▶ **WHAT YOU NEED TO DO**: Return only those lines from the line containing "What matplotlib code" to the line containing "0.92, 0.935, 0.81, 0.92, 0.81, 0.935]", both included, and please omit the pictures.
▼▼▼
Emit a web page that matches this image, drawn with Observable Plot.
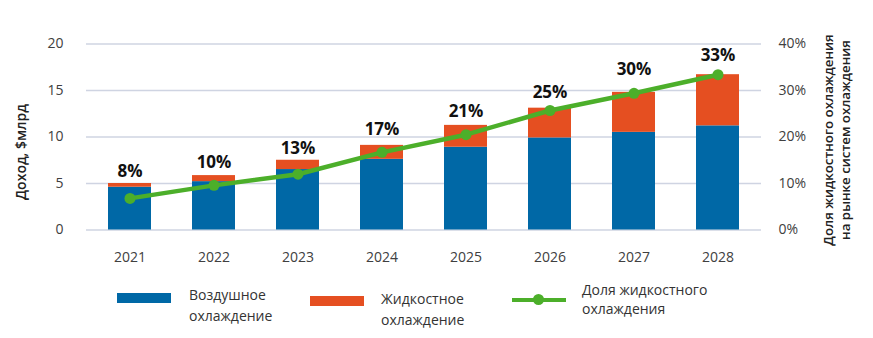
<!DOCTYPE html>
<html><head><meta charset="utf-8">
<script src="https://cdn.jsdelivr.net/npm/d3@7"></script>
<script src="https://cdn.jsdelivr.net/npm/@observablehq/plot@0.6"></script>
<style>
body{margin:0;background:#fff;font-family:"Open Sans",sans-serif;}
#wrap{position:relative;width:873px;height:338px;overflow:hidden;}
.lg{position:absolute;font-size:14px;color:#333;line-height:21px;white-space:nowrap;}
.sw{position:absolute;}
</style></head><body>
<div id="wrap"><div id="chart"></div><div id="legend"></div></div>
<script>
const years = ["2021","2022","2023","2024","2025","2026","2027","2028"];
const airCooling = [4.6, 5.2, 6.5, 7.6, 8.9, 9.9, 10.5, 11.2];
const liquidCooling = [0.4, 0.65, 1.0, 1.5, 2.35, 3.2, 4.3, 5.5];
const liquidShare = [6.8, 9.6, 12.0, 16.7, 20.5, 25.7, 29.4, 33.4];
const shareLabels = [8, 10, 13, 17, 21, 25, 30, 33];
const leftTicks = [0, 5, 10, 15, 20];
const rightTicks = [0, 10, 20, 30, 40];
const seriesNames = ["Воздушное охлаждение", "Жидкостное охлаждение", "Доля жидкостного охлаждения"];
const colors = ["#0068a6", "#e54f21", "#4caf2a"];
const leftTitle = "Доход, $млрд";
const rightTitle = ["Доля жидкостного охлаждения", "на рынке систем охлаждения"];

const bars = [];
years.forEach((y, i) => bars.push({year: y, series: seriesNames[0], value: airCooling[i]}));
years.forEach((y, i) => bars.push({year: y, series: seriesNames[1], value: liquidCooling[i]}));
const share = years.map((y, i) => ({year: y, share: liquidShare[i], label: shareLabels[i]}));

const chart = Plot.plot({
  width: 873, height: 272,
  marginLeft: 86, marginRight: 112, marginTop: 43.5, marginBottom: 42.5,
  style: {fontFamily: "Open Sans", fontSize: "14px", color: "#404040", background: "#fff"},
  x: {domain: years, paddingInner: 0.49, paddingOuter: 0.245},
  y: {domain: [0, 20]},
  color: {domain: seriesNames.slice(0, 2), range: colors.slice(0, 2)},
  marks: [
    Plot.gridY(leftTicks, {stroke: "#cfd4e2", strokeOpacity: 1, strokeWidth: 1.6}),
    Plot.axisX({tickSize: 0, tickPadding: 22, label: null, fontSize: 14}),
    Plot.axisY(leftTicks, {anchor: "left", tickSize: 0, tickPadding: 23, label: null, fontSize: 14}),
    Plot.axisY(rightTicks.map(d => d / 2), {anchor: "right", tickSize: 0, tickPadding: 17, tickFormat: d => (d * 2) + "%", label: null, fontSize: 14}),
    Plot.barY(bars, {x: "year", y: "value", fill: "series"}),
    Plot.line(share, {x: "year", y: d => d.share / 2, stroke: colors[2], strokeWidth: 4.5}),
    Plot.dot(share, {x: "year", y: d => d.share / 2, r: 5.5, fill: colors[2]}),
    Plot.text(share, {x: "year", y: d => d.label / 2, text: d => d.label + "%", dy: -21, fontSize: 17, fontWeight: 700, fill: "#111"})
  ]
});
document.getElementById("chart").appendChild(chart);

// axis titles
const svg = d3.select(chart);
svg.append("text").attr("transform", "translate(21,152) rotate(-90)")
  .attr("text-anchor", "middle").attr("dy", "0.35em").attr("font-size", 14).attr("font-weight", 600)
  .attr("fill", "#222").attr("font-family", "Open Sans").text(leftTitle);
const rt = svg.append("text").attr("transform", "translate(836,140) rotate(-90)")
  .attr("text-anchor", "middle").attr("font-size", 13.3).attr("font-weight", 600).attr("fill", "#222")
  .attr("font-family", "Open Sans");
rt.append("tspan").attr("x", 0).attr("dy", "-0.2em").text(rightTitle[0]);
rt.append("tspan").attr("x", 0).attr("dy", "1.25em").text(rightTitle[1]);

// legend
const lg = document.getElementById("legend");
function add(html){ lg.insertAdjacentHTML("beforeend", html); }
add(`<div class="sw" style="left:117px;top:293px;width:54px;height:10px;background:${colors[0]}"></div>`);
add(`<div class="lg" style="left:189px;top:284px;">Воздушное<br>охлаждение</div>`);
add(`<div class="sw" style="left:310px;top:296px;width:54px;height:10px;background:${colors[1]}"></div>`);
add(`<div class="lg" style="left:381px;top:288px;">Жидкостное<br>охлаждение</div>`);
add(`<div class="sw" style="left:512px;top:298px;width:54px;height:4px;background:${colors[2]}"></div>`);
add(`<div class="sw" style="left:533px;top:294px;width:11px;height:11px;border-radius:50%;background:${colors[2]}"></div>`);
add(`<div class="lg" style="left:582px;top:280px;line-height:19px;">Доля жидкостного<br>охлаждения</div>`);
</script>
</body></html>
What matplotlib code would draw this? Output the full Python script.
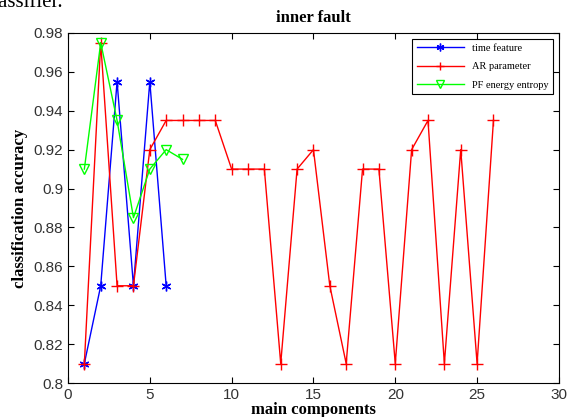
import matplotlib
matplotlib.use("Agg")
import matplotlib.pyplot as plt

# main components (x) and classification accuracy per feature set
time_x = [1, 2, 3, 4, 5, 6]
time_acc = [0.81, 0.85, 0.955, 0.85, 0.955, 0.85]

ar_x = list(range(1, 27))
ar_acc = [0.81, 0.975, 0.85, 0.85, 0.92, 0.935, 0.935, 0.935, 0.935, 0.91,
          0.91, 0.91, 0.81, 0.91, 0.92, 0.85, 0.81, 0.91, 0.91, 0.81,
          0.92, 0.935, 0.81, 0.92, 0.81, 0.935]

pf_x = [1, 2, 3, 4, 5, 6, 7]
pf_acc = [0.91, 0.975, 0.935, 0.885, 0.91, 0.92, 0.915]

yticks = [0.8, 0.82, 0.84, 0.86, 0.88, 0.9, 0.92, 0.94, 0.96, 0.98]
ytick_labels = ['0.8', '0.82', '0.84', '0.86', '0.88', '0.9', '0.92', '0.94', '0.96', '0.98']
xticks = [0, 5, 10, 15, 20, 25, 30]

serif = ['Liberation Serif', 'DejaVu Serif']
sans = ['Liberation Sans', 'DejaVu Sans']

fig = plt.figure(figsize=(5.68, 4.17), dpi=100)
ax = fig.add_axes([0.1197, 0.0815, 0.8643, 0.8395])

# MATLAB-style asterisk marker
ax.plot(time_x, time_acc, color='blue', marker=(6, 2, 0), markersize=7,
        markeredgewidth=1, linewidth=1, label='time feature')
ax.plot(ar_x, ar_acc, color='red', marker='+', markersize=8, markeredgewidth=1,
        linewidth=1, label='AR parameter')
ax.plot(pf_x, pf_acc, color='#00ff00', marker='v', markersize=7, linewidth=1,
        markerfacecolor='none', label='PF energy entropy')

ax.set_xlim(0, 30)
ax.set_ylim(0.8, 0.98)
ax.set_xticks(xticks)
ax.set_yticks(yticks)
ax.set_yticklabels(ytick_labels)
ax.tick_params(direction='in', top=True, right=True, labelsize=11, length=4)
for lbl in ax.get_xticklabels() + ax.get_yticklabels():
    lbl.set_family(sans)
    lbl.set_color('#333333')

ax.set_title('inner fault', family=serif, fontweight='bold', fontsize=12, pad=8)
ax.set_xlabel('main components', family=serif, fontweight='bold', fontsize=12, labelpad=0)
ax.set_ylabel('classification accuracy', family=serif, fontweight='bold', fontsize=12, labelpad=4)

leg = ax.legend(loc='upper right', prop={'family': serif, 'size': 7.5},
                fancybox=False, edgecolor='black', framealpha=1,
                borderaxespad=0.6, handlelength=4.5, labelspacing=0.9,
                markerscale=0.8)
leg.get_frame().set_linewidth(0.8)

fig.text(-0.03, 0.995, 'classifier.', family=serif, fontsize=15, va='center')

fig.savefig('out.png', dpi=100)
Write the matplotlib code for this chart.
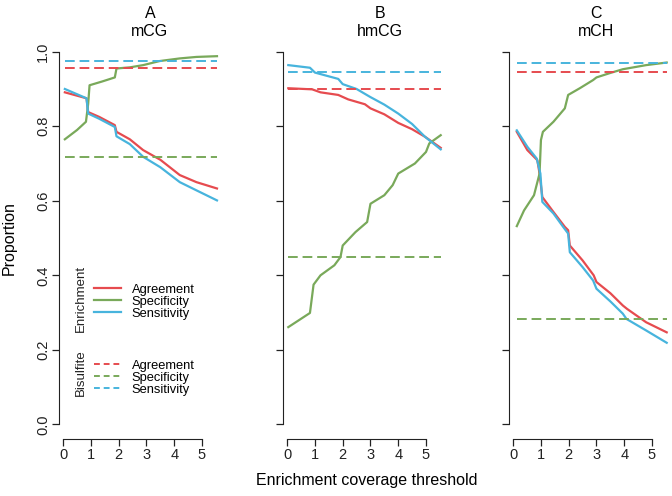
▲▲▲
▶ **OUTPUT OF THE TASK**:
What matplotlib code would draw this? Output the full Python script.
import matplotlib
matplotlib.use("Agg")
import matplotlib.pyplot as plt

# main components (x) and classification accuracy per feature set
time_x = [1, 2, 3, 4, 5, 6]
time_acc = [0.81, 0.85, 0.955, 0.85, 0.955, 0.85]

ar_x = list(range(1, 27))
ar_acc = [0.81, 0.975, 0.85, 0.85, 0.92, 0.935, 0.935, 0.935, 0.935, 0.91,
          0.91, 0.91, 0.81, 0.91, 0.92, 0.85, 0.81, 0.91, 0.91, 0.81,
          0.92, 0.935, 0.81, 0.92, 0.81, 0.935]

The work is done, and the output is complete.